Short exercise: The line containing "const H = 522;" marks the end: extract everything from the first line of the data through that line, exactly, with no pictures.

────────────────────────────────────────

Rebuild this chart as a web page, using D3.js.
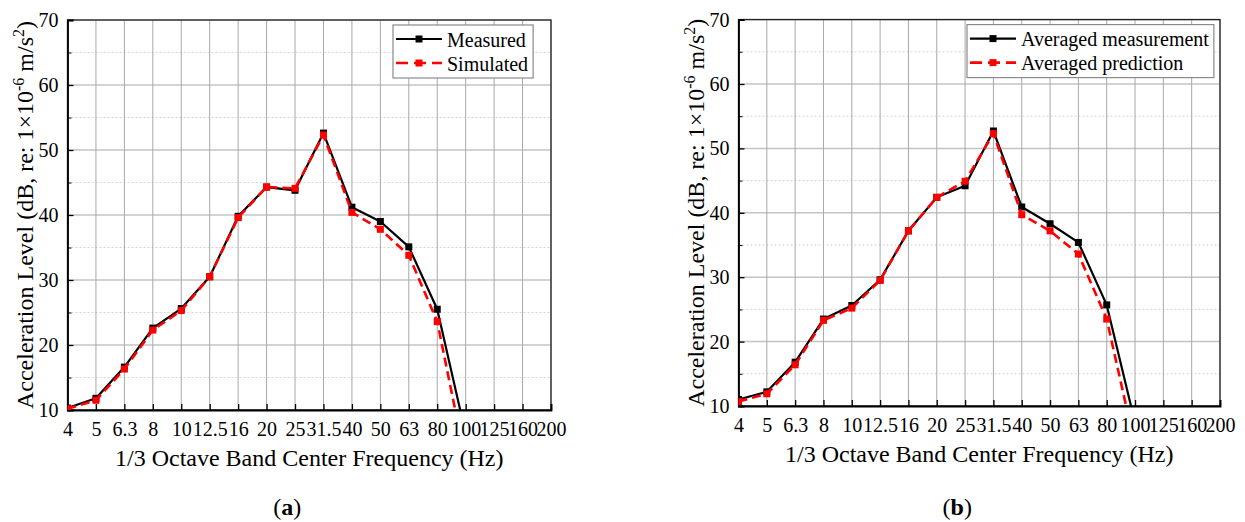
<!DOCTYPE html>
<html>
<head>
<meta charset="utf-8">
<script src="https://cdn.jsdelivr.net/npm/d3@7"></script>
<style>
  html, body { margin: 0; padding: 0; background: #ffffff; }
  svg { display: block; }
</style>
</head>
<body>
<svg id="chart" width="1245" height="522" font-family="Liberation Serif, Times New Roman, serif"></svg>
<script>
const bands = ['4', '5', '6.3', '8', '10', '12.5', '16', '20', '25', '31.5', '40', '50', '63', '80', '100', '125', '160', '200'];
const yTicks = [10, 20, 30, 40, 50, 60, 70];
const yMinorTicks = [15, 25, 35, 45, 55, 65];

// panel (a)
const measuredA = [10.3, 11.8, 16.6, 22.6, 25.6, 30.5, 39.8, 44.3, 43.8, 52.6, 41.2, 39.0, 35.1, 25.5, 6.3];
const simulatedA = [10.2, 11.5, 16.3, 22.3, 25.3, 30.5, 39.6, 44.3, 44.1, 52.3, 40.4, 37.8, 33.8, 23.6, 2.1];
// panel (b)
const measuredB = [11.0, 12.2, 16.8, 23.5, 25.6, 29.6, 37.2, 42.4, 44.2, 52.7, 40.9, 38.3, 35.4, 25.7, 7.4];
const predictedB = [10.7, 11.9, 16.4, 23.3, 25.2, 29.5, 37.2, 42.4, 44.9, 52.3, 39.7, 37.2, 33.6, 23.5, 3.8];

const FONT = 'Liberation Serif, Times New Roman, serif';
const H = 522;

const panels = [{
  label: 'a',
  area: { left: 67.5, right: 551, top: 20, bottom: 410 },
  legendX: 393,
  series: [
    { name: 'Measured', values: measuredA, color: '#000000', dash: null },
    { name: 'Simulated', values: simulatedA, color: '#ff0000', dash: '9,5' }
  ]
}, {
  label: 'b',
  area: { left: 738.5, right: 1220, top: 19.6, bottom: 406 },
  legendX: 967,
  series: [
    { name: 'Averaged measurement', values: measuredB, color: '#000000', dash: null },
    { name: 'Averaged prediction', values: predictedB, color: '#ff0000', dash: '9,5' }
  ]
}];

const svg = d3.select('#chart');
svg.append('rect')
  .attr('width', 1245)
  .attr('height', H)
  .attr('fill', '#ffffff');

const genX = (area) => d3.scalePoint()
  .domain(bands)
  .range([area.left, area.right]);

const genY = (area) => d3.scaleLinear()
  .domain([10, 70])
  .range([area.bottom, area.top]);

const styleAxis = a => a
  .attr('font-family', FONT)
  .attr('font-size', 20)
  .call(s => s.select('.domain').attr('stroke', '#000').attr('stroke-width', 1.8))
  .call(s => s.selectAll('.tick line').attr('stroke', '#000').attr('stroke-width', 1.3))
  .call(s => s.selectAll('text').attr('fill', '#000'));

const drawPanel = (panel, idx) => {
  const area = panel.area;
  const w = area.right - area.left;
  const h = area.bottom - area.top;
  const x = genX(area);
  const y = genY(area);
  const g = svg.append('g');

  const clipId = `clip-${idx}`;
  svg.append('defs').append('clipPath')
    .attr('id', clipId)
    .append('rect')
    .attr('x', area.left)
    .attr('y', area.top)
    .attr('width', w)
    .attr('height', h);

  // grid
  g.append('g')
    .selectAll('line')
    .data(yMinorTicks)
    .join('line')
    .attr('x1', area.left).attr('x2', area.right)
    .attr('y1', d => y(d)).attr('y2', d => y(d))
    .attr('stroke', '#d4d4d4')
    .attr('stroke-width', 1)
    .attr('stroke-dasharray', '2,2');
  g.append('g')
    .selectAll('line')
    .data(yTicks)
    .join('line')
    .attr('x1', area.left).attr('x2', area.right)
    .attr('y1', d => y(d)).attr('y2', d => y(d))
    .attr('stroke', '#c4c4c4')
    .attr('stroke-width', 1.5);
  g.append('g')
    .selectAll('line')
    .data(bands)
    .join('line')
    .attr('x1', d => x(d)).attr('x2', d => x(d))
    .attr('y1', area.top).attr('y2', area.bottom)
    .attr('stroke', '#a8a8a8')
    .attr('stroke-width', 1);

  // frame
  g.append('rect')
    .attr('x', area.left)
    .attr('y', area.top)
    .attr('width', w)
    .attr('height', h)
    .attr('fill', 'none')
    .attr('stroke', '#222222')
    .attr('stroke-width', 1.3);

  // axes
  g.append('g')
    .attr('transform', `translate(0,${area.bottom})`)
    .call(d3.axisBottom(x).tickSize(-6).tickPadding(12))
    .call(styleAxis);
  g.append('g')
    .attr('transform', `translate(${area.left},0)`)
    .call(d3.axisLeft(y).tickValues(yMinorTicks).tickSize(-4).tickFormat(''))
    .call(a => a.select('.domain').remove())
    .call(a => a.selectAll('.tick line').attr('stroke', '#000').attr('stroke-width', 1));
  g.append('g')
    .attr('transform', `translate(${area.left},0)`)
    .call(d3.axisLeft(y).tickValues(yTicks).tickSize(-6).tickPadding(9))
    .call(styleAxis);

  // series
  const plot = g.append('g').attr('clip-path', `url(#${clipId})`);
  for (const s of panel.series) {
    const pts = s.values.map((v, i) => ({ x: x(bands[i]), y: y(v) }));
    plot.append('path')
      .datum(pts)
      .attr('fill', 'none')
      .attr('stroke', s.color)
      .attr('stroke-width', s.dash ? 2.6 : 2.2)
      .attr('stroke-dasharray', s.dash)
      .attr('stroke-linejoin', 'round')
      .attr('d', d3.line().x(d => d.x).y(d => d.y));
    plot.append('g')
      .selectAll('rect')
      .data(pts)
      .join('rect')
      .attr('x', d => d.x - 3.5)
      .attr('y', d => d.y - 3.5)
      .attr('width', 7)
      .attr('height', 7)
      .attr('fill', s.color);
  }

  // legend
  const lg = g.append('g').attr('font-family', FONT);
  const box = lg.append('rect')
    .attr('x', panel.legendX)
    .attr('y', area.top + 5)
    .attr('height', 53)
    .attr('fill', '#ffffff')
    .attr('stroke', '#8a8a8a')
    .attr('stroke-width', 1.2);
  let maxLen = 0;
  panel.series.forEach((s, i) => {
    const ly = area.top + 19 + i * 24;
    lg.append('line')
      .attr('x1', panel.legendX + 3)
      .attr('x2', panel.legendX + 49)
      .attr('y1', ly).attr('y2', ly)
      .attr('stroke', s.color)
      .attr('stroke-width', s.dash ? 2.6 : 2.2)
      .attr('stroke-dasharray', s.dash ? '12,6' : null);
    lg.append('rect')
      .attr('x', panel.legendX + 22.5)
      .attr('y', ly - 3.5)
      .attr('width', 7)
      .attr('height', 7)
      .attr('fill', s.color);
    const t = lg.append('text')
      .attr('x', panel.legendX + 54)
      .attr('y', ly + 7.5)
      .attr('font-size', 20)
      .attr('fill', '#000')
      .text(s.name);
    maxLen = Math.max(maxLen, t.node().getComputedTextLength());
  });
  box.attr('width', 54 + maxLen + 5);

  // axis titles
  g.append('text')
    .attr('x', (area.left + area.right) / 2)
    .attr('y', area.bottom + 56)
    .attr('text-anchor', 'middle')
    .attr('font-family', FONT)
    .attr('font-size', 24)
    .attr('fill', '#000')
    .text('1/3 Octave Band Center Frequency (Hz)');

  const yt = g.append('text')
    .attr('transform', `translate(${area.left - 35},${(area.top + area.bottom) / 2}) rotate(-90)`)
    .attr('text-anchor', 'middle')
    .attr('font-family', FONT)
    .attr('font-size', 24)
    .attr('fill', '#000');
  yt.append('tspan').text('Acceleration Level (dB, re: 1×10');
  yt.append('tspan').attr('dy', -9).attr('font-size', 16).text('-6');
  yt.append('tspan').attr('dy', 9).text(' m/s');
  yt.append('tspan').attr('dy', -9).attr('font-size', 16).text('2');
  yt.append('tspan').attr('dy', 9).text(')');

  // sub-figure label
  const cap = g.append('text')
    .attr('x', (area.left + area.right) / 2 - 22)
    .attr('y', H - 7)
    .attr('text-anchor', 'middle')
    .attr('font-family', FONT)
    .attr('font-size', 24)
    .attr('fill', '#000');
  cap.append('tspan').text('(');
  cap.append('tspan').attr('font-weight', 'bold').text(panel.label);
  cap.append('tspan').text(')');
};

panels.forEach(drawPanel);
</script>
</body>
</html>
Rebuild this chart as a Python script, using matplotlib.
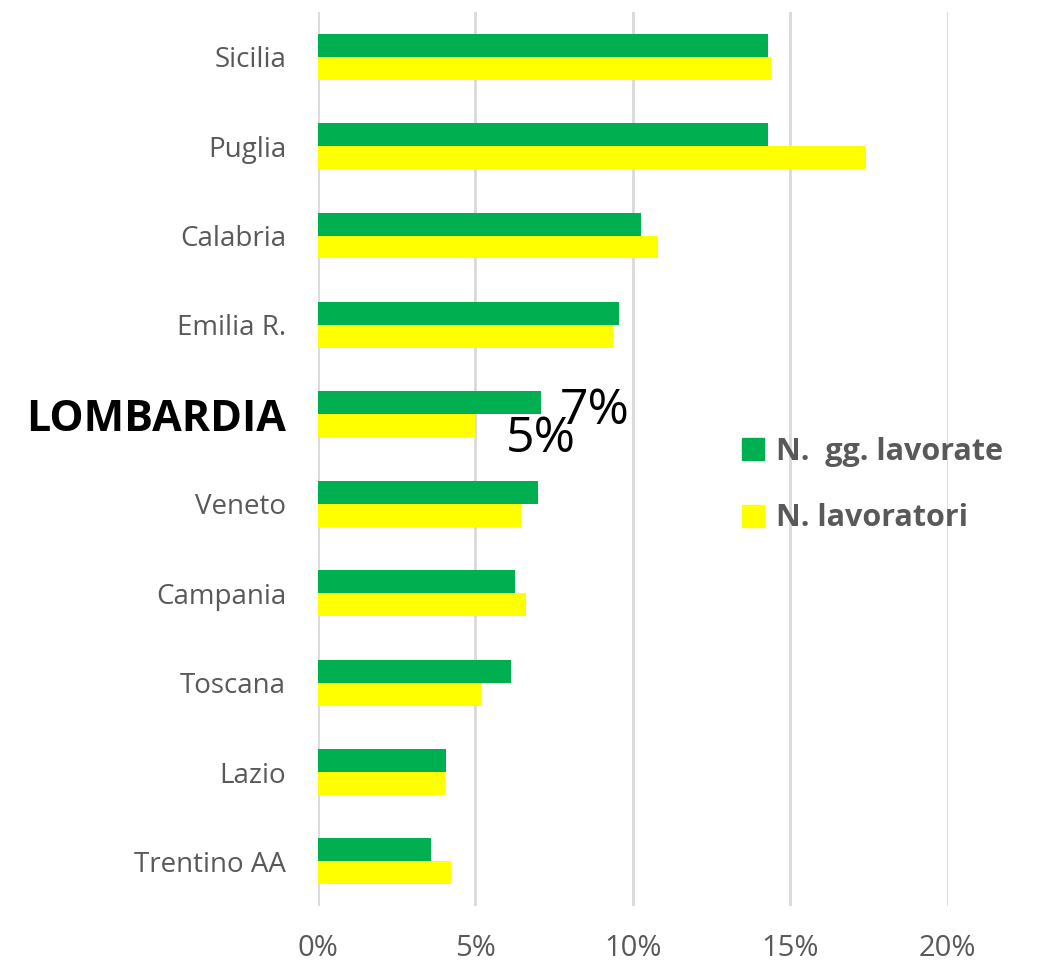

────────────────────────────────────────

The output:
Rebuild this chart as a web page, using D3.js.
<!DOCTYPE html>
<html>
<head>
<meta charset="utf-8">
<script src="https://cdn.jsdelivr.net/npm/d3@7"></script>
<style>
  html, body { margin: 0; padding: 0; background: #ffffff; }
  svg { display: block; }
</style>
</head>
<body>
<svg id="chart" width="1245" height="522" font-family="Liberation Serif, Times New Roman, serif"></svg>
<script>
const bands = ['4', '5', '6.3', '8', '10', '12.5', '16', '20', '25', '31.5', '40', '50', '63', '80', '100', '125', '160', '200'];
const yTicks = [10, 20, 30, 40, 50, 60, 70];
const yMinorTicks = [15, 25, 35, 45, 55, 65];

// panel (a)
const measuredA = [10.3, 11.8, 16.6, 22.6, 25.6, 30.5, 39.8, 44.3, 43.8, 52.6, 41.2, 39.0, 35.1, 25.5, 6.3];
const simulatedA = [10.2, 11.5, 16.3, 22.3, 25.3, 30.5, 39.6, 44.3, 44.1, 52.3, 40.4, 37.8, 33.8, 23.6, 2.1];
// panel (b)
const measuredB = [11.0, 12.2, 16.8, 23.5, 25.6, 29.6, 37.2, 42.4, 44.2, 52.7, 40.9, 38.3, 35.4, 25.7, 7.4];
const predictedB = [10.7, 11.9, 16.4, 23.3, 25.2, 29.5, 37.2, 42.4, 44.9, 52.3, 39.7, 37.2, 33.6, 23.5, 3.8];

const FONT = 'Liberation Serif, Times New Roman, serif';
const H = 522;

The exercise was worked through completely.